The best thing I’ve heard is the Luminous Night Festival Gala Concert, the 2016 edition of the Choral Encounters project, Ola Gjeilo was brought to Toronto. The Luminous Night gala concert featured the University of Toronto Faculty of Music’s Women’s Chamber Choir, Macmillan Singers and Exultate Chamber Singers under Hilary Apfelstadt; Resonance, the youth choir of the Mississauga Festival Choir, conducted by Bob Anderson; the Yorkminster Park Baptist Church Choir, conducted by William Maddox; and the Orpheus Choir, conducted by Bob Cooper. Their interpretations of his work were exquisite and the Sunrise Mass with the Talisker Players was especially lovely.

~Brian Chang

Kathleen Battle (Photo: Douglas Foulke)
Kathleen Battle (Photo: Douglas Foulke)

Underground Railroad: Kathleen Battle (soprano)

Kathleen Battle’s presentation of slave spirituals and abolitionist writings was an exultant assertion of Lincoln’s proclamation that “all men are created equal.” Battle’s beauty, warmth, carriage, and tone left me feeling I’d seen a legend. When she sang the words “Avadim Hayenu B’Mitzraim” which means “we were slaves in Egypt”, taken from the Jewish text which tells the story of the Hebrew slaves’ liberation from Pharaoh ), I was reminded that solidarity between communities is created when a common struggle is expressed, and that song is the greatest mode of this narrative.

~Robin Roger

Carol Fujino and James O'Callaghan rehearsing at the Music Gallery. (Photo: Continuum Contemporary Music)
Carol Fujino and James O’Callaghan rehearsing at the Music Gallery. (Photo: Continuum Contemporary Music)

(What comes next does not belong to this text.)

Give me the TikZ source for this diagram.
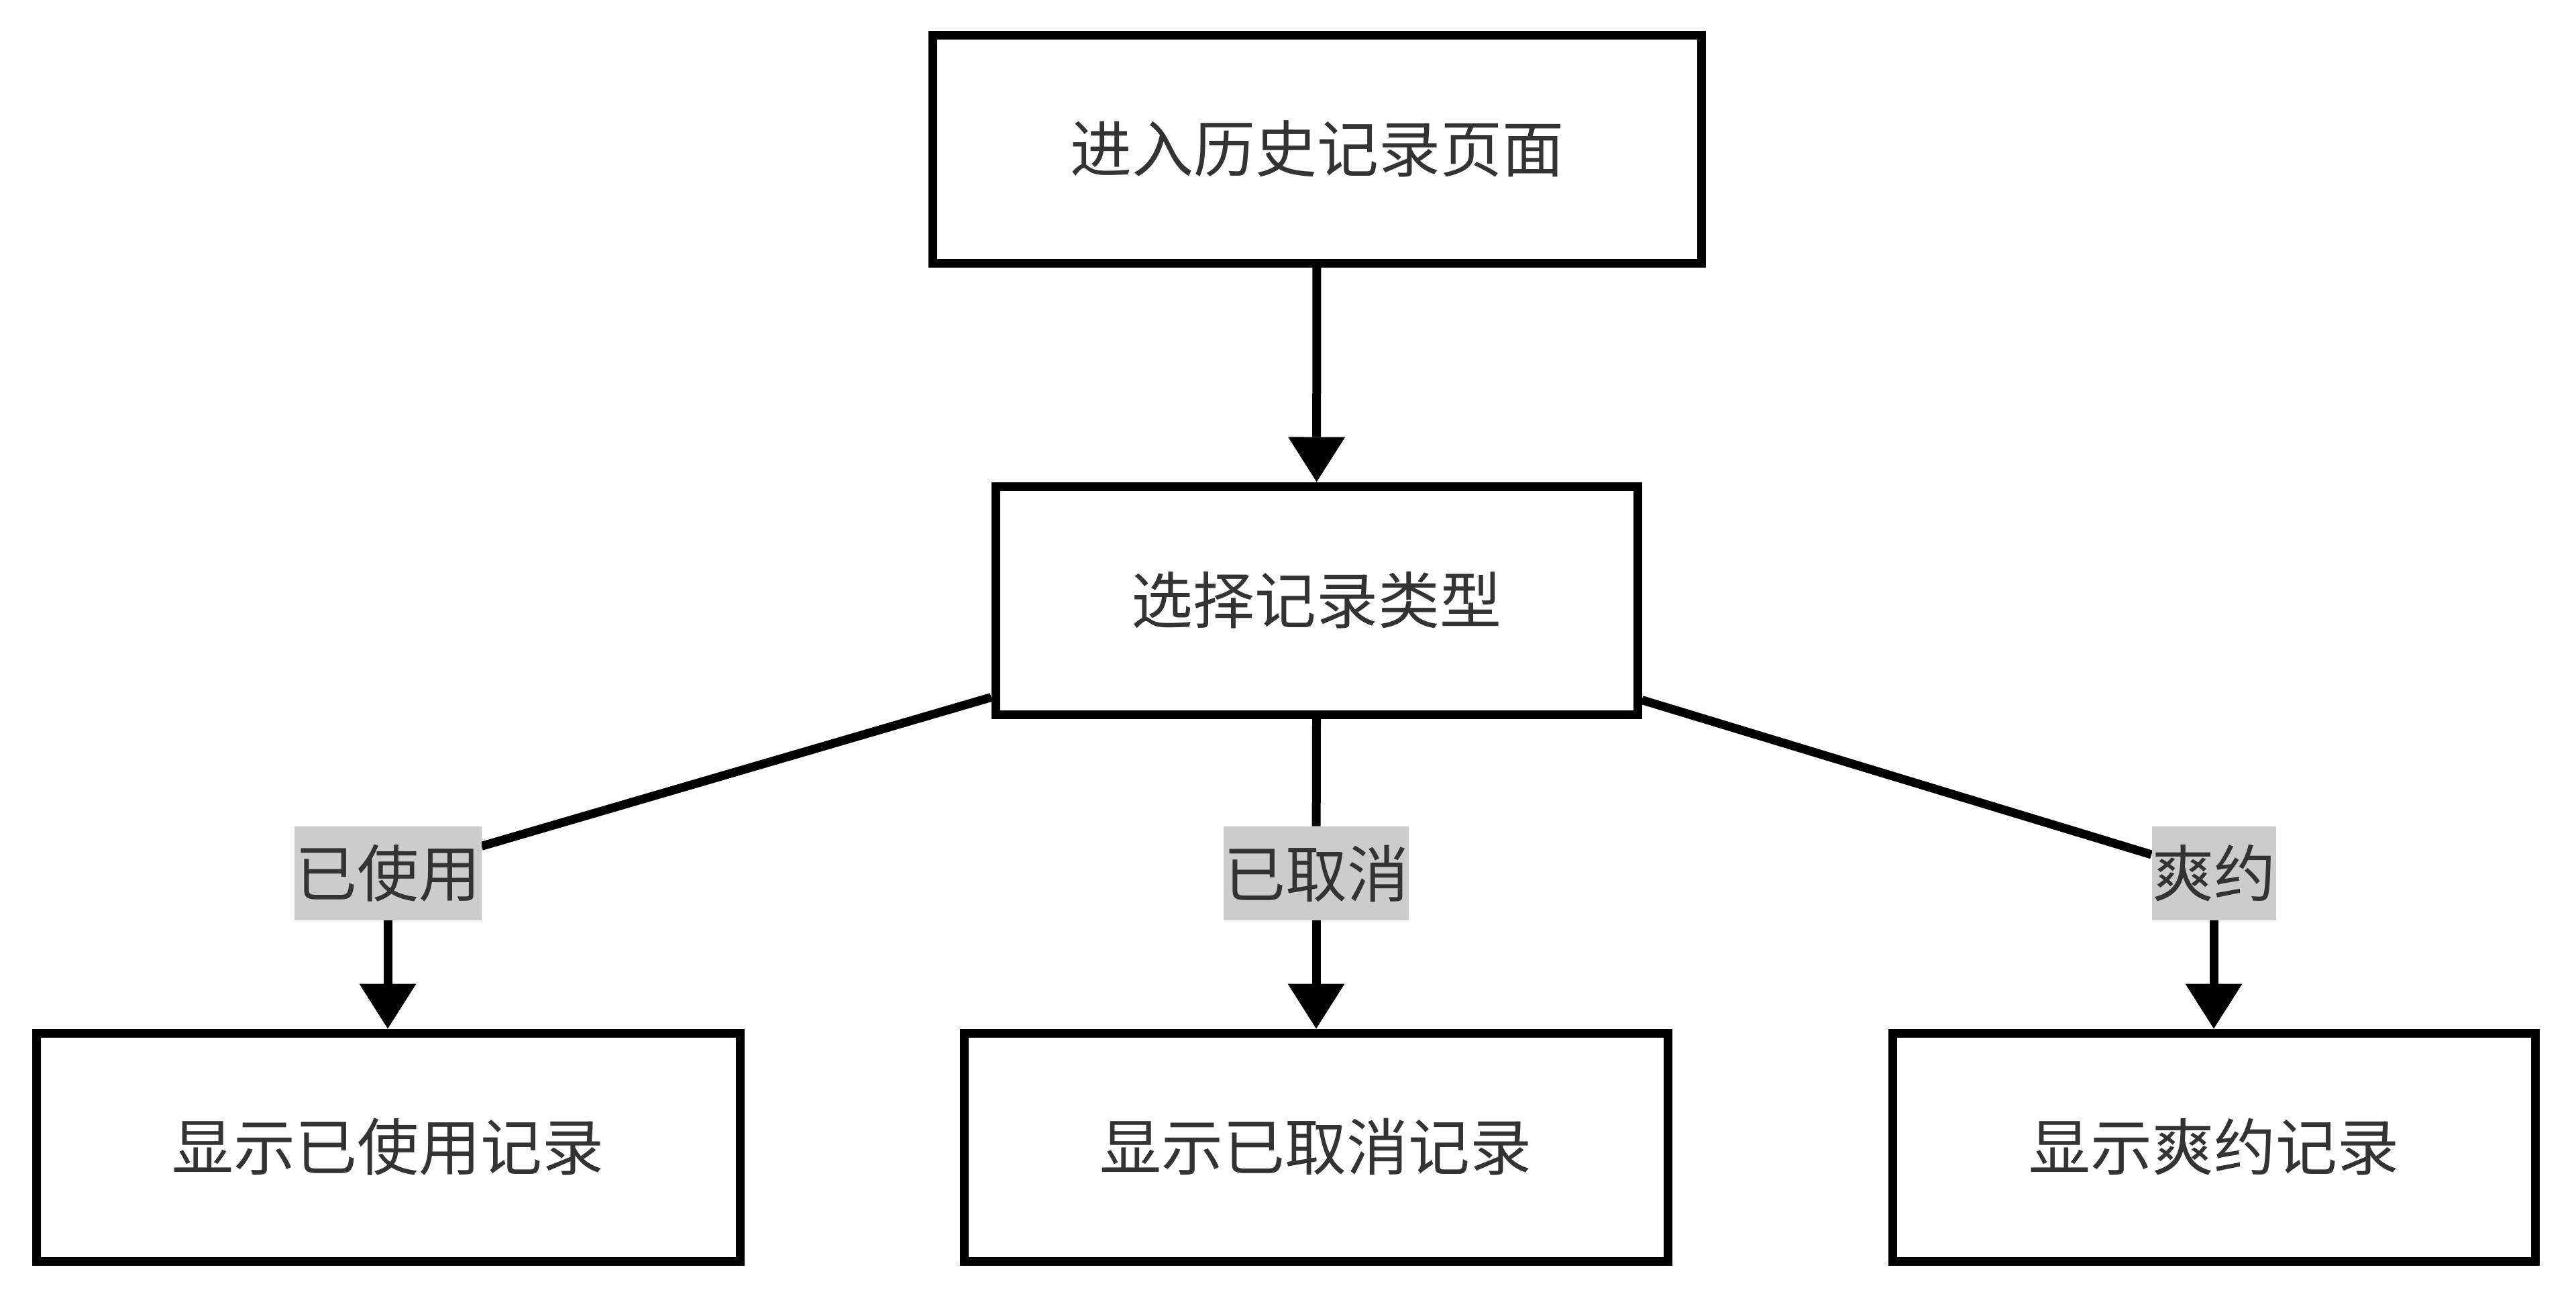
\documentclass[tikz,border=0pt]{standalone}
\usepackage{fontspec}
\newfontfamily\cjk{Noto Sans CJK SC}
\usetikzlibrary{arrows.meta}
\definecolor{txt}{HTML}{333333}
\definecolor{lbl}{HTML}{CCCCCC}
\pgfdeclarelayer{background}
\pgfdeclarelayer{canvas}
\pgfsetlayers{canvas,background,main}
\begin{document}
\begin{tikzpicture}[x=0.5pt,y=-0.5pt,
  box/.style={draw=black,line width=6.5pt,fill=white,minimum height=170pt,inner sep=0pt,
    font=\cjk\fontsize{46}{55}\selectfont,text=txt},
  lab/.style={fill=lbl,inner sep=0pt,minimum height=70pt,
    font=\cjk\fontsize{46}{55}\selectfont,text=txt},
  conn/.style={line width=6.5pt,draw=black},
  arr/.style={conn,-{Triangle[width=42.5pt,length=33.5pt,line width=0pt]}}]
\useasboundingbox (0,0) rectangle (3840,1934);
\begin{pgfonlayer}{canvas}
\fill[white] (0,0) rectangle (3840,1934);
\end{pgfonlayer}
\node[box,minimum width=573pt] (top) at (1963,222) {进入历史记录页面};
\node[box,minimum width=478.5pt] (mid) at (1962.5,895) {选择记录类型};
\node[box,minimum width=524.5pt] (b1) at (578.5,1710) {显示已使用记录};
\node[box,minimum width=524.5pt] (b2) at (1961.5,1710) {显示已取消记录};
\node[box,minimum width=479pt] (b3) at (3300,1710) {显示爽约记录};
\node[lab,minimum width=139.5pt] (l1) at (578,1302) {已使用};
\node[lab,minimum width=138pt] (l2) at (1962,1302) {已取消};
\node[lab,minimum width=92.5pt] (l3) at (3300,1302) {爽约};
\begin{pgfonlayer}{background}
\draw[arr] (top) -- (mid);
\draw[conn] ([yshift=16pt]mid.south west) -- (l1);
\draw[arr] (l1) -- (l1 |- b1.north);
\draw[conn] (mid.south) -- (l2);
\draw[arr] (l2) -- (l2 |- b2.north);
\draw[conn] ([yshift=14pt]mid.south east) -- (l3);
\draw[arr] (l3) -- (l3 |- b3.north);
\end{pgfonlayer}
\end{tikzpicture}
\end{document}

Continuum Contemporary Music: ravAGE

Continuum’s final concert ravAGE easily stands as my favorite. Post-digital in outlook and style (with multimedia to boot), this is what should be expected of great new music. Other great concerts include Sound Streams Steve Reich at 80. However, no concert was as brilliant in addressing the idiosyncrasies and anxieties of the contemporaneous.

Paul E Robinson: (Editor’s note: As Paul spends much of the year traveling around the continent covering classical music, we felt it would be appropriate to have him select his favourite from his wider purview)

~Joshua Denenberg

Marco Nistico as Amonasro and Michelle Johnson as Aida (Photo: Rod Millington)
Marco Nistico as Amonasro and Michelle Johnson as Aida (Photo: Rod Millington)

Sarasota Opera: Verdi: La Battaglia di Legnano and Aida

As it happens, many of the best performances I heard in 2016 were in the opera house. Topping everything was the Sarasota Opera in Florida. For many years they have been presenting Verdi operas, in carefully researched and historically accurate productions, and this past March they concluded their cycle of all 33 Verdi operas including revised and alternative versions. Conductor Victor DeRenzi was the mastermind for this mammoth project, and he completed it this year with brilliant productions of La Battaglia di Legnano and Aida as well as a generous selection of songs, choral works and orchestral music from Verdi’s early years.